The Observer

The student newspaper of Case Western Reserve University.

The Observer, October 14, 2005

Volume XXXVIII, Issue 7

Case Wiki and Blog provide new communication channels

Unveiled earlier this year, the Case Wiki, a collaborative website at http://wiki.case.edu, was developed to create a space in which Case faculty, staff, students and alumni could share information about university activities, courses and organizations, among other things.

The Wiki can be accessed by the entire world, but only people with a Case network ID and password can edit articles. Discussion pages, however, can be edited by anyone. Case users can log in to the system to contribute to the Wiki by following the login link at the top of every page. Users can search topics to find related articles on the Wiki. In this way people can add to existing pages or create their own pages with new topics.

Wiki developer Jeremy Smith, an employee of Case's Information Technology Services in the Middleware Engineering Group, began creating the system last May and is responsible for project oversight and management. Greg Szorc, a computer engineering student who also works for the Middleware Engineering Group, is in charge of software and systems engineering.

The Case Wiki is different than the Case Blog because articles on a blog site can only be edited by the authors, while the content of the Wiki is intended to be collaborative.

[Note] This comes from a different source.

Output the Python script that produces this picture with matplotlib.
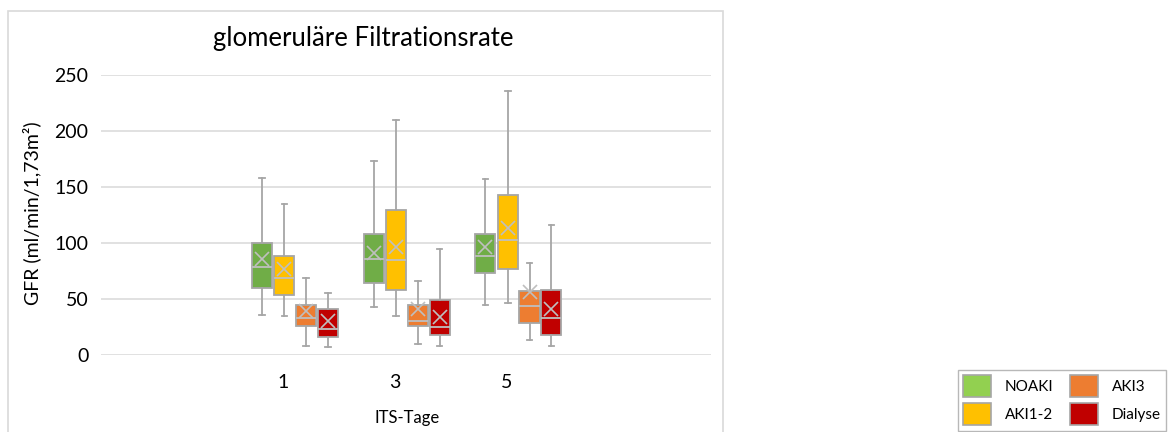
import matplotlib.pyplot as plt
from matplotlib.patches import Patch, Rectangle

plt.rcParams['font.family'] = ['Lato', 'DejaVu Sans']

days = [1, 3, 5]
groups = ["NOAKI", "AKI1-2", "AKI3", "Dialyse"]
box_colors = ["#70AD47", "#FFC000", "#ED7D31", "#C00000"]
legend_colors = ["#92D050", "#FFC000", "#ED7D31", "#C00000"]

# per group: values for day 1, 3, 5
whislo = {"NOAKI": [36, 43, 45], "AKI1-2": [35, 35, 46], "AKI3": [8, 9.5, 13], "Dialyse": [7, 8, 8]}
q1 = {"NOAKI": [59.5, 64, 73], "AKI1-2": [54, 58, 76.5], "AKI3": [26, 26, 29], "Dialyse": [16, 18, 18]}
med = {"NOAKI": [79, 86, 88], "AKI1-2": [68.5, 85, 103], "AKI3": [33, 30, 44], "Dialyse": [23, 25, 33]}
q3 = {"NOAKI": [100, 108, 108], "AKI1-2": [88, 129.5, 143], "AKI3": [45, 44.5, 57], "Dialyse": [41, 49, 58]}
whishi = {"NOAKI": [158, 173, 157], "AKI1-2": [135, 210, 236], "AKI3": [68.5, 66.5, 82], "Dialyse": [55, 95, 116]}
mean = {"NOAKI": [85.5, 91.5, 96.5], "AKI1-2": [76.5, 96, 113.5], "AKI3": [39.5, 41.5, 56.5], "Dialyse": [30, 34, 41.5]}

offsets = [-0.38, 0.02, 0.41, 0.80]
box_w = 0.36
gray = "#A6A6A6"

fig = plt.figure(figsize=(11.68, 4.32), dpi=100)
ax = fig.add_axes([101 / 1168, 1 - 355 / 432, 610 / 1168, 280 / 432])

for g, name in enumerate(groups):
    stats = []
    for d in range(len(days)):
        stats.append(dict(whislo=whislo[name][d], q1=q1[name][d], med=med[name][d],
                          q3=q3[name][d], whishi=whishi[name][d], mean=mean[name][d],
                          fliers=[]))
    pos = [day + offsets[g] for day in days]
    ax.bxp(stats, positions=pos, widths=box_w, capwidths=0.1, patch_artist=True,
           showmeans=True, showfliers=False,
           boxprops=dict(facecolor=box_colors[g], edgecolor=gray, linewidth=1.3),
           whiskerprops=dict(color=gray, linewidth=1.3),
           capprops=dict(color=gray, linewidth=1.3),
           medianprops=dict(color="#BFBFBF", linewidth=1.3),
           meanprops=dict(marker="x", markeredgecolor="#BFBFBF", markersize=10,
                          markeredgewidth=1.2))

ax.set_xlim(-2.265, 8.66)
ax.set_ylim(0, 250)
ax.set_xticks(days)
ax.set_xticklabels([str(d) for d in days])
ax.set_yticks(range(0, 251, 50))
ax.tick_params(axis='both', length=0, labelsize=14, colors="#000000")
ax.tick_params(axis='x', pad=14)
ax.tick_params(axis='y', pad=9)
ax.yaxis.grid(True, color="#D9D9D9", linewidth=1.1)
ax.set_axisbelow(True)
for s in ax.spines.values():
    s.set_visible(False)

ax.set_xlabel("ITS-Tage", fontsize=12)
ax.xaxis.set_label_coords(0.502, -0.195)
ax.set_ylabel("GFR (ml/min/1,73m²)", fontsize=14, ha='center', va='center',
              rotation_mode='default')
ax.yaxis.set_label_coords(-0.113, 0.505)

# chart frame and title
fig.add_artist(Rectangle((8 / 1168, -0.05), 715 / 1168, 1.05 - 11 / 432,
                         transform=fig.transFigure, fill=False,
                         edgecolor="#D9D9D9", linewidth=1.2))
fig.text(363 / 1168, 1 - 46 / 432, "glomeruläre Filtrationsrate",
         fontsize=18.5, ha='center', va='baseline')

handles = [Patch(facecolor=c, edgecolor=gray, linewidth=1.2) for c in legend_colors]
leg = fig.legend(handles, groups, loc='upper left', bbox_to_anchor=(950 / 1168, 1 - 362 / 432),
                 ncol=2, fontsize=11, handlelength=1.83, handleheight=1.83,
                 handletextpad=0.9, columnspacing=1.1, labelspacing=0.42,
                 borderpad=0.35, frameon=True, fancybox=False)
leg.get_frame().set_edgecolor("#A6A6A6")
leg.get_frame().set_linewidth(1.0)

fig.savefig("out.png", dpi=100)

Only members of the Case community can edit and make changes to pages.

In an academic sense, Smith felt students needed an alternative to the registrar's course catalog for online class descriptions.

"I just remembered back to when I was a student and looking up course descriptions on the online catalog. The information was useful, but I would often turn to other students who had already taken the courses to find out more," Smith said. "It just made sense to me that students should be able to convene in one area and input their own collective knowledge of a course so that future students would have it all at their fingertips."

Sharing information about courses is just one of the possible functions of the Case Wiki. Users can document their activities, collaborate on projects and track the progress of independent studies.

Smith has enjoyed working with the Wiki system. "I like rapidly deploying small, poignant services and seeing how the user community ends up taking to the service. If the service ends up failing, if nobody uses it, no big deal, it just wasn't a good fit for the campus community. On the other hand, if people keep using the service testing its limits and using it in a variety of ways, then all the better," Smith said.

The Case Wiki has been relatively well received, although it is still in its infancy. "I really like the new Wiki system. My Economics 102 class used it to set up study groups," junior Oliver Small said.

The innovation has made communication between students more convenient. "I think the system will be very useful because it will allow students to communicate from their rooms," senior Halley Briglia said. "More students are likely to share their opinions if they can do it on their own time."

Another student, however, thought that the Wiki system may be superfluous. "For course information, students can use the course catalog, and student organizations and other groups can stay in contact through email," said junior Bethany Craig.

Currently, the Case Wiki and Case Blog are run from the same server. System administrators plan to set up separate servers for each program, along with a backup server in case on of the programs should fail. However, due to budgetary concerns, a timeline has not been set for this change.